The controversial tax, implemented on July 1, had been billed as causing all manner of disruptions to the lives of everyday Australians.
Clearly, that has not been the case.
The latest Nielsen poll found that public opinion towards the price on carbon has continued to soften, four months since its introduction.
The poll of 1400 voters, taken from Thursday night to Saturday night, found that 56 per cent say the carbon tax and its associated compensation makes no difference to them.
Yet the survey concludes that the carbon tax remains unpopular.
It found that 56 per cent oppose a price on carbon, which is down from 59 per cent two months ago and 62 per cent in June, just before its introduction. It also found that 39 per cent support the policy, a two-point increase in two months but a six-point increase since June.

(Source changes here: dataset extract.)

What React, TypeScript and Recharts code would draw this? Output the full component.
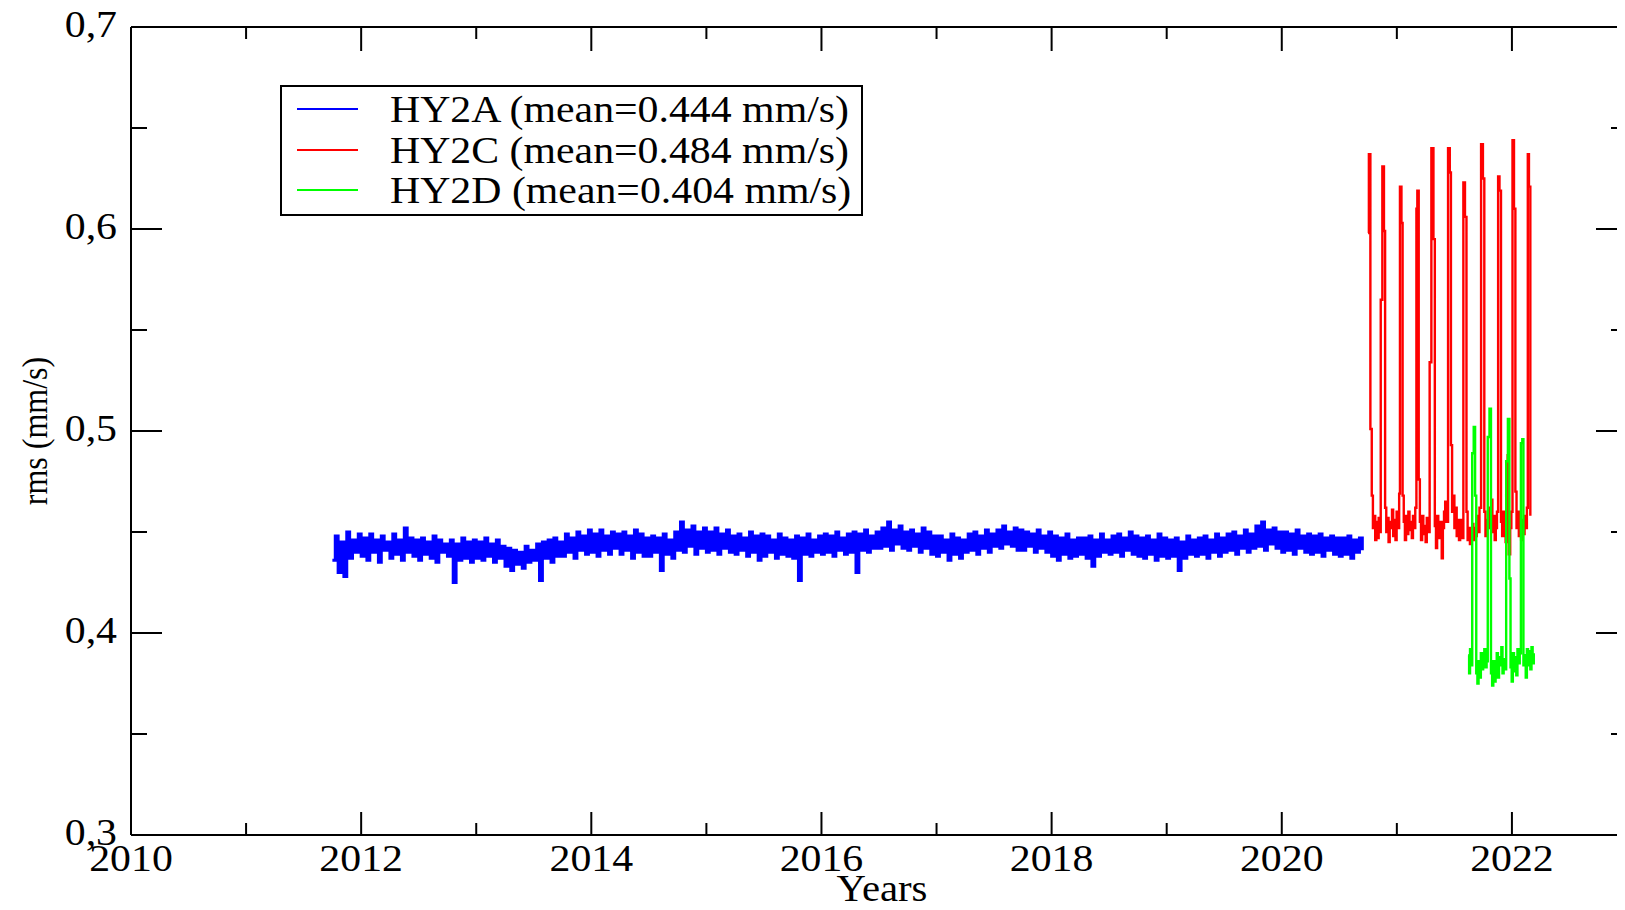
import { LineChart, Line, XAxis, YAxis, Legend } from "recharts";

const FONT = '"Liberation Serif", "Times New Roman", serif';

const seriesNames = ["HY2A (mean=0.444 mm/s)", "HY2C (mean=0.484 mm/s)", "HY2D (mean=0.404 mm/s)"];
const seriesColors = ["#0000ff", "#ff0000", "#00ff00"];
const seriesWidths = [3, 2.4, 2.4];

const yearTicks = [2010, 2011, 2012, 2013, 2014, 2015, 2016, 2017, 2018, 2019, 2020, 2021, 2022, 2023];
const yearLabels = [2010, 2012, 2014, 2016, 2018, 2020, 2022];
const rmsTicks = [0.3, 0.35, 0.4, 0.45, 0.5, 0.55, 0.6, 0.65, 0.7];
const rmsMajor = [0.3, 0.4, 0.5, 0.6, 0.7];
const rmsLabels = ["0,3", "0,4", "0,5", "0,6", "0,7"];

// HY2A: one value every 0.025 yr starting at 2011.75
const hy2aStart = 2011.75;
const hy2aStep = 0.025;
const hy2aRms = [
  .436, .448, .430, .445, .428, .450, .437, .446, .440, .449,
  .438, .447, .436, .449, .440, .446, .435, .448, .441, .445,
  .437, .449, .439, .446, .436, .452, .440, .447, .438, .446,
  .436, .447, .439, .445, .437, .448, .435, .446, .440, .444,
  .438, .446, .425, .444, .436, .447, .437, .445, .435, .446,
  .437, .445, .436, .447, .438, .444, .435, .446, .437, .443,
  .433, .442, .431, .441, .434, .440, .432, .443, .435, .441,
  .436, .444, .426, .445, .437, .446, .435, .447, .438, .445,
  .438, .449, .440, .447, .437, .450, .441, .448, .439, .451,
  .440, .449, .438, .451, .441, .448, .439, .450, .442, .449,
  .439, .450, .441, .448, .437, .451, .440, .449, .438, .447,
  .438, .448, .440, .447, .431, .449, .439, .446, .437, .450,
  .441, .455, .440, .451, .443, .453, .439, .450, .442, .452,
  .440, .450, .441, .452, .439, .449, .442, .451, .440, .448,
  .439, .449, .441, .447, .438, .450, .440, .448, .436, .449,
  .438, .448, .440, .446, .437, .449, .439, .447, .438, .446,
  .437, .448, .426, .447, .439, .449, .438, .446, .440, .448,
  .439, .449, .440, .448, .438, .450, .441, .447, .439, .449,
  .440, .450, .430, .449, .441, .451, .440, .448, .442, .450,
  .442, .452, .443, .455, .441, .451, .444, .453, .442, .450,
  .441, .451, .443, .449, .440, .452, .442, .450, .439, .448,
  .438, .448, .440, .446, .436, .449, .439, .447, .437, .446,
  .440, .449, .441, .450, .439, .448, .442, .451, .440, .449,
  .443, .451, .442, .453, .444, .450, .443, .452, .441, .451,
  .441, .450, .443, .449, .440, .451, .442, .448, .440, .450,
  .438, .448, .436, .447, .439, .449, .437, .446, .438, .447,
  .439, .447, .437, .448, .433, .446, .438, .449, .440, .446,
  .439, .448, .440, .449, .438, .447, .441, .450, .439, .448,
  .438, .447, .437, .448, .439, .446, .436, .449, .438, .447,
  .437, .446, .438, .447, .431, .445, .437, .448, .439, .446,
  .438, .447, .439, .448, .437, .446, .440, .449, .438, .447,
  .440, .449, .441, .450, .439, .448, .442, .451, .440, .449,
  .442, .453, .443, .455, .441, .451, .444, .452, .442, .450,
  .440, .450, .441, .449, .439, .451, .442, .448, .440, .449,
  .439, .448, .440, .449, .438, .447, .441, .448, .439, .447,
  .438, .447, .439, .448, .437, .446, .440, .447, .441,
];

const hy2cTime = [
  2020.750, 2020.757, 2020.770, 2020.782, 2020.792, 2020.802, 2020.812, 2020.822, 2020.832, 2020.842,
  2020.852, 2020.860, 2020.874, 2020.888, 2020.898, 2020.908, 2020.918, 2020.928, 2020.938, 2020.948,
  2020.958, 2020.968, 2020.978, 2020.988, 2020.998, 2021.010, 2021.020, 2021.027, 2021.040, 2021.050,
  2021.060, 2021.070, 2021.080, 2021.090, 2021.100, 2021.110, 2021.120, 2021.130, 2021.140, 2021.150,
  2021.160, 2021.170, 2021.178, 2021.190, 2021.200, 2021.210, 2021.220, 2021.230, 2021.240, 2021.250,
  2021.260, 2021.270, 2021.285, 2021.300, 2021.318, 2021.330, 2021.340, 2021.350, 2021.360, 2021.370,
  2021.380, 2021.390, 2021.400, 2021.410, 2021.420, 2021.430, 2021.445, 2021.460, 2021.470, 2021.480,
  2021.490, 2021.500, 2021.510, 2021.520, 2021.530, 2021.540, 2021.550, 2021.560, 2021.578, 2021.592,
  2021.605, 2021.615, 2021.625, 2021.635, 2021.645, 2021.655, 2021.665, 2021.675, 2021.685, 2021.695,
  2021.705, 2021.718, 2021.732, 2021.748, 2021.760, 2021.770, 2021.780, 2021.790, 2021.800, 2021.810,
  2021.820, 2021.830, 2021.840, 2021.850, 2021.860, 2021.870, 2021.880, 2021.892, 2021.905, 2021.915,
  2021.925, 2021.935, 2021.945, 2021.955, 2021.963, 2021.972, 2021.985, 2021.995, 2022.005, 2022.018,
  2022.030, 2022.040, 2022.050, 2022.060, 2022.070, 2022.080, 2022.090, 2022.100, 2022.110, 2022.120,
  2022.130, 2022.138, 2022.148, 2022.160,
];
const hy2cRms = [
  .598, .637, .501, .468, .452, .458, .446, .455, .447, .457,
  .450, .565, .631, .599, .462, .450, .457, .445, .455, .452,
  .461, .448, .456, .446, .460, .452, .469, .621, .603, .468,
  .455, .446, .458, .449, .460, .451, .455, .447, .458, .452,
  .462, .610, .619, .476, .455, .446, .458, .449, .453, .445,
  .457, .450, .534, .640, .595, .453, .442, .458, .448, .447,
  .455, .437, .452, .460, .465, .455, .640, .628, .493, .460,
  .468, .452, .462, .448, .456, .446, .456, .447, .623, .606,
  .460, .446, .452, .444, .448, .454, .446, .452, .448, .458,
  .450, .462, .642, .625, .460, .448, .456, .452, .462, .455,
  .466, .450, .458, .446, .452, .460, .626, .619, .455, .448,
  .460, .452, .445, .458, .488, .439, .452, .460, .644, .610,
  .470, .452, .460, .448, .455, .446, .456, .449, .458, .452,
  .462, .637, .621, .458,
];

const hy2dTime = [
  2021.620, 2021.628, 2021.636, 2021.645, 2021.655, 2021.668, 2021.680, 2021.690, 2021.700, 2021.710,
  2021.720, 2021.730, 2021.740, 2021.750, 2021.760, 2021.770, 2021.780, 2021.790, 2021.805, 2021.818,
  2021.828, 2021.838, 2021.848, 2021.858, 2021.868, 2021.878, 2021.888, 2021.898, 2021.908, 2021.918,
  2021.928, 2021.938, 2021.950, 2021.965, 2021.978, 2021.988, 2021.998, 2022.008, 2022.018, 2022.028,
  2022.038, 2022.048, 2022.058, 2022.068, 2022.078, 2022.090, 2022.100, 2022.110, 2022.120, 2022.130,
  2022.140, 2022.150, 2022.160, 2022.170, 2022.180, 2022.190,
];
const hy2dRms = [
  .389, .380, .392, .384, .489, .502, .468, .380, .375, .386,
  .378, .390, .382, .388, .392, .383, .386, .497, .511, .380,
  .374, .386, .376, .382, .390, .378, .388, .384, .393, .380,
  .387, .382, .485, .506, .427, .383, .376, .390, .381, .388,
  .379, .392, .385, .390, .494, .496, .384, .389, .378, .392,
  .384, .391, .382, .393, .385, .390,
];

const hy2a = hy2aRms.map((v, i) => ({ t: Number((hy2aStart + i * hy2aStep).toFixed(3)), v }));
const hy2c = hy2cTime.map((t, i) => ({ t, v: hy2cRms[i] }));
const hy2d = hy2dTime.map((t, i) => ({ t, v: hy2dRms[i] }));
const seriesData = [hy2a, hy2c, hy2d];

const majorRmsIndex = (v: number) => rmsMajor.findIndex((m) => Math.abs(m - v) < 1e-6);

const BottomTick = (props: any) => {
  const { x, y, payload } = props;
  const major = yearLabels.includes(payload.value);
  return (
    <g>
      <line x1={x} x2={x} y1={y} y2={y - (major ? 23 : 12)} stroke="#000" strokeWidth={2} />
      {major && (
        <text transform={`translate(${x},${y + 36}) scale(1.1,1)`} textAnchor="middle" fontSize={38} fontFamily={FONT} fill="#000">
          {payload.value}
        </text>
      )}
    </g>
  );
};

const TopTick = (props: any) => {
  const { x, y, payload } = props;
  const major = yearLabels.includes(payload.value);
  return <line x1={x} x2={x} y1={y} y2={y + (major ? 24 : 12)} stroke="#000" strokeWidth={2} />;
};

const LeftTick = (props: any) => {
  const { x, y, payload } = props;
  const idx = majorRmsIndex(payload.value);
  return (
    <g>
      <line x1={x} x2={x + (idx >= 0 ? 31 : 16)} y1={y} y2={y} stroke="#000" strokeWidth={2} />
      {idx >= 0 && (
        <text transform={`translate(${x - 14},${y + 10}) scale(1.1,1)`} textAnchor="end" fontSize={38} fontFamily={FONT} fill="#000">
          {rmsLabels[idx]}
        </text>
      )}
    </g>
  );
};

const RightTick = (props: any) => {
  const { x, y, payload } = props;
  const major = majorRmsIndex(payload.value) >= 0;
  return <line x1={x} x2={x - (major ? 31 : 16)} y1={y} y2={y} stroke="#000" strokeWidth={2} />;
};

const XTitle = () => (
  <text transform="translate(882,901) scale(1.1,1)" textAnchor="middle" fontSize={37} fontFamily={FONT} fill="#000">
    Years
  </text>
);

const YTitle = () => (
  <text transform="translate(35,431) rotate(-90) scale(1,1.1)" textAnchor="middle" dy="0.35em" fontSize={32} fontFamily={FONT} fill="#000">
    rms (mm/s)
  </text>
);

const LegendBox = ({ payload }: any) => (
  <div
    style={{
      position: "relative",
      width: 583,
      height: 131,
      border: "2px solid #000",
      boxSizing: "border-box",
      background: "#fff",
      fontFamily: FONT,
    }}
  >
    {(payload || []).map((item: any, i: number) => (
      <div key={item.value}>
        <div style={{ position: "absolute", left: 15, top: 21 + i * 40.5, width: 61, height: 2, background: item.color }} />
        <span
          style={{
            position: "absolute",
            left: 108,
            top: 3 + i * 40.5,
            fontSize: 38,
            lineHeight: "38px",
            whiteSpace: "nowrap",
            color: "#000",
            transform: "scaleX(1.1)",
            transformOrigin: "left center",
          }}
        >
          {item.value}
        </span>
      </div>
    ))}
  </div>
);

export default function App() {
  return (
    <div style={{ margin: -8, width: 1625, height: 910, overflow: "hidden", background: "#fff" }}>
      <LineChart width={1650} height={910} margin={{ top: 0, right: 0, bottom: 0, left: 0 }}>
        <XAxis
          xAxisId="b"
          dataKey="t"
          type="number"
          domain={[2010, 2023]}
          allowDataOverflow
          ticks={yearTicks}
          interval={0}
          height={75}
          tickSize={0}
          tickMargin={0}
          tickLine={false}
          axisLine={{ stroke: "#000", strokeWidth: 2 }}
          tick={<BottomTick />}
          label={<XTitle />}
        />
        <XAxis
          xAxisId="top"
          orientation="top"
          dataKey="t"
          type="number"
          domain={[2010, 2023]}
          allowDataOverflow
          ticks={yearTicks}
          interval={0}
          height={27}
          tickSize={0}
          tickMargin={0}
          tickLine={false}
          axisLine={{ stroke: "#000", strokeWidth: 2 }}
          tick={<TopTick />}
        />
        <YAxis
          yAxisId="l"
          type="number"
          domain={[0.3, 0.7]}
          allowDataOverflow
          ticks={rmsTicks}
          interval={0}
          width={131}
          tickSize={0}
          tickMargin={0}
          tickLine={false}
          axisLine={{ stroke: "#000", strokeWidth: 2 }}
          tick={<LeftTick />}
          label={<YTitle />}
        />
        <YAxis
          yAxisId="r"
          orientation="right"
          type="number"
          domain={[0.3, 0.7]}
          allowDataOverflow
          ticks={rmsTicks}
          interval={0}
          width={23}
          tickSize={0}
          tickMargin={0}
          tickLine={false}
          axisLine={{ stroke: "#000", strokeWidth: 2 }}
          tick={<RightTick />}
        />
        <Legend
          layout="vertical"
          align="center"
          verticalAlign="middle"
          wrapperStyle={{ top: 85, left: 280, width: 583, height: 131 }}
          content={(p: any) => <LegendBox payload={p.payload} />}
        />
        {seriesData.map((d, i) => (
          <Line
            key={seriesNames[i]}
            xAxisId="b"
            yAxisId="l"
            data={d}
            dataKey="v"
            name={seriesNames[i]}
            type="stepAfter"
            stroke={seriesColors[i]}
            strokeWidth={seriesWidths[i]}
            dot={false}
            activeDot={false}
            isAnimationActive={false}
          />
        ))}
      </LineChart>
    </div>
  );
}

These figures seem to show that the arrow is heading in the right direction from the government’s point of view.
But that hasn’t stopped the federal opposition from continuing to attack the policy, which leader Tony Abbott says he will repeal if elected.
Nationals Senate leader Barnaby Joyce claimed on Sunday that the carbon price would drive the cost of the Sunday roast over $100, adding that the cost to abattoirs of a single cow or sheep would be $575,000.
Such claims, which are not being reflected in society, only weaken the Coalition’s position in the carbon tax debate. The tax remains a distinguishing policy platform between the two major parties and will undoubtedly continue to dominate debate in the lead-up to next year’s election.
What the Coalition needs to find now is the proof on which the basis of its argument is based. As this week’s poll shows, unless it can come up with this information soon, it may lose the battle for public support.